Отказавшись от скульптуры Церетели, вторая столица щелкнула по носу первую
К Церетели как человеку я отношусь очень хорошо. Он человек добрый, открытый, знаю много историй о том, как он приходил на помощь. Но художник он плохой, и, отказавшись от его памятника, питерцы впервые на деле подтвердили свой статус культурной столицы. Если для московских чиновников, в том числе и депутатов, сохранение исторического образа Москвы является проблемой, то для питерцев оно оказалось высшей ценностью. Однако понятно, что больше всего их обеспокоило не эстетическое качество работы Церетели (памятник достаточно примитивный, но не такой ужас, как Петр Первый в Москве), а масштаб.
Мой друг, критик из Нью-Йорка Константин Акинша спросил его как-то: «Почему Петр Первый и статуя Колумба так похожи друг на друга?» На что скульптор ответил: «Разве можно так говорить? Смотри — у этого руль три метра, а у этого пять».
Понятно, что для Церетели произведение искусства — это в первую очередь смета. И это не из жадности, потому что многие свои произведения он готов подарить. В Нью-Йорке отказались от его памятника жертвам 11 сентября — из-за размеров. Когда Нью-Йорк отказался, то где-то в Нью-Джерси он договорился поставить его. Но и там общественность воспротивилась, потому что вид у этого памятника устрашающий.
Наш московский Петр — это многократно увеличенный подсвечник, такая грузинская чеканка. Зураб не понимает, что иногда вещь, которая выглядит изысканной, в увеличенном размере чудовищна.

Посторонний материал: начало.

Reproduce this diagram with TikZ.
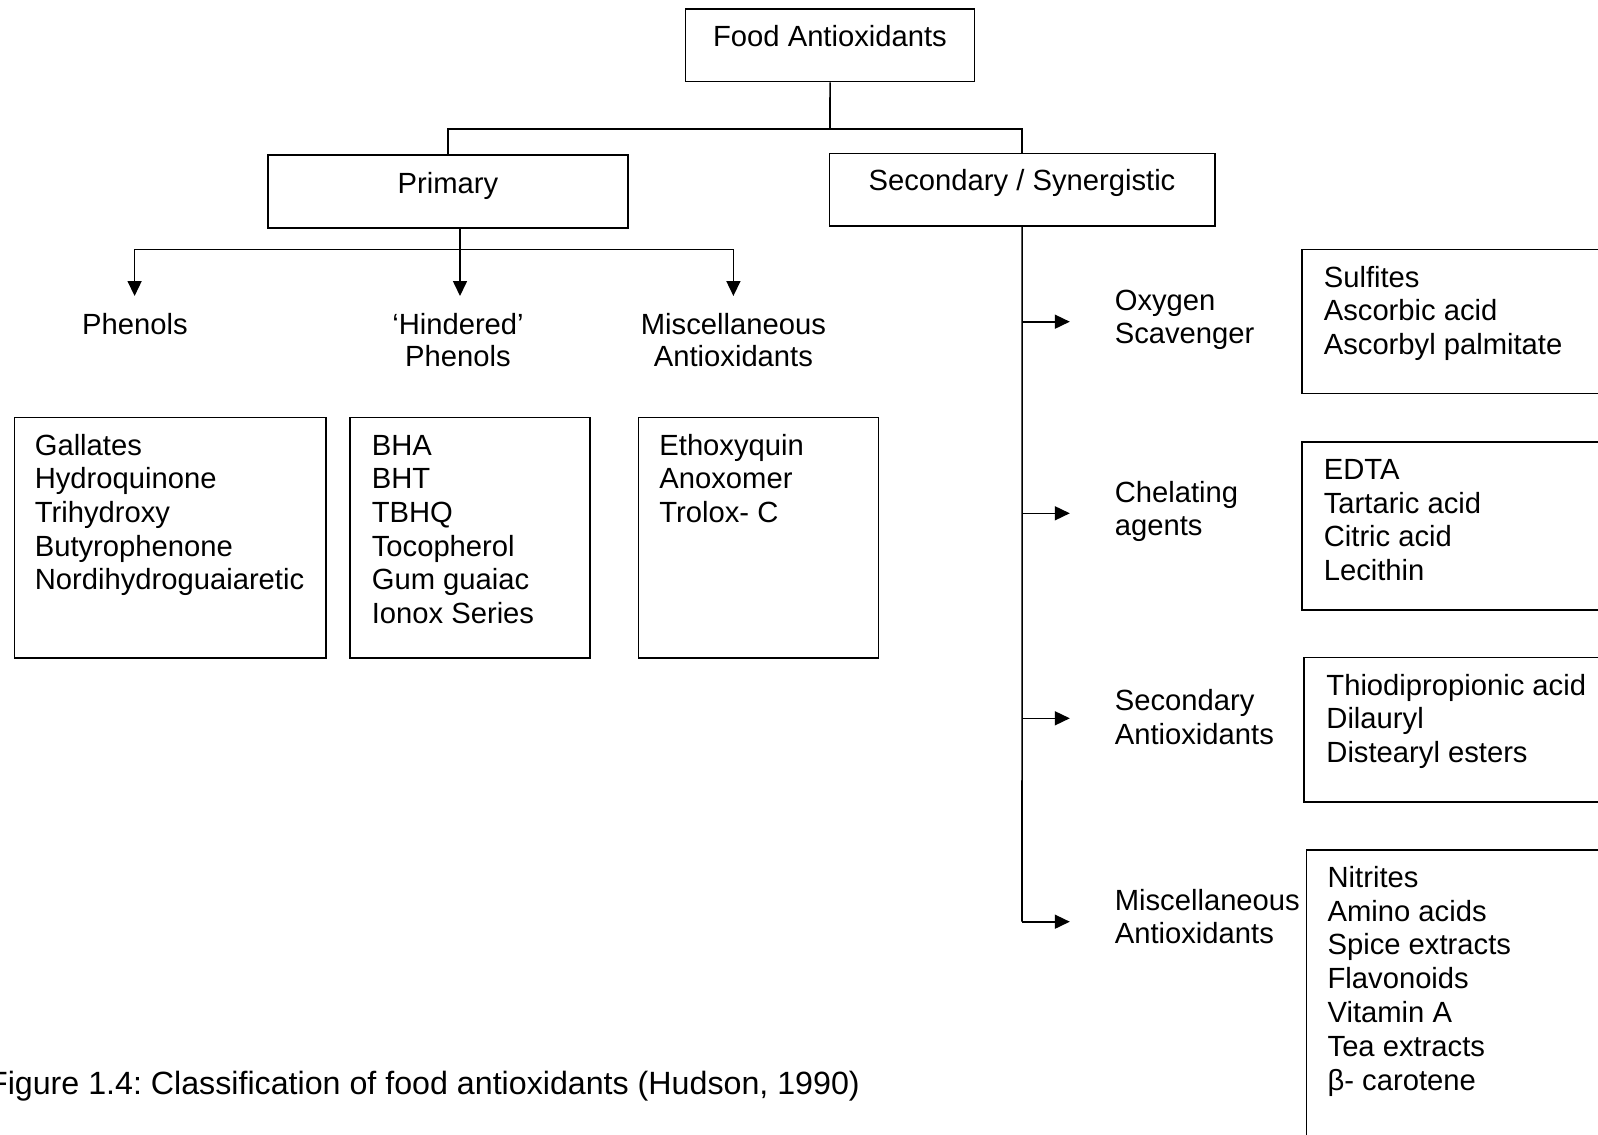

Так вот — это вовсе не жадность: просто Зураб Церетели путает историю искусства и Книгу рекордов Гиннесса.
Как результат, я не сомневаюсь, что в Книгу рекордов Гиннесса он попадет, а в историю искусства — нет. И это при том что надо сказать добрые слова о нем как о человеке, организовавшем Музей современного искусства в Москве. Вне зависимости от мотивов, которые им двигали (директором музея является его внук).

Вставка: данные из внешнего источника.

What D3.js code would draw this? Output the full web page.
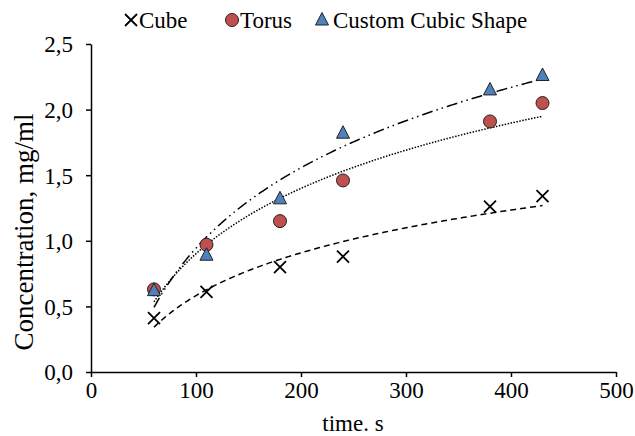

Зураб Церетели — московское явление не только потому, что наполнил Москву своими скульптурами, но и потому, что сам феномен финансово успешного художника стал возможен из-за того, что московский мэр проводит политику наподобие Медичи, приближая одних и игнорируя других.
В те далекие времена аристократия была образованной, и, таким образом, меценатский способ поддержки искусства был обоснованным. Сегодня, когда политики невежественны, самым правильным для Юрия Лужкова было бы взять пример с Путина.
Собственно говоря, Путин в этом смысле — европейский политик. Я знаю, что он не любит авангард, но открывал в нью-йоркском Музее Гугенхайма выставку «Амазонки Авангарда». Представляется, что в этом вопросе он полностью доверяет специалистам, а не полагается на свой вкус.
Другой пример — мэр Берлина. Никто не знает его художественных вкусов и никогда не узнает, какая картина у него в спальне. Лужков же превращает свой собственный вкус в культурную политику. В результате он поддерживает людей, не имеющих к серьезному искусству никакого отношения.
Еще раз хочу высказать свое восхищение питерцами, сумевшими защитить город от лоббистского гения, художника-бизнесмена. Что же касается самого Церетели — то самое лучшее, что он делал в искусстве, это цветная керамика, которой он украшал санатории в доперестроечные времена. А бронзу как материал он не чувствует. Это материал пафосный, героический, а Зурабу как-то фантастически удается делать из него какие-то карикатурные, вызывающие улыбку образы.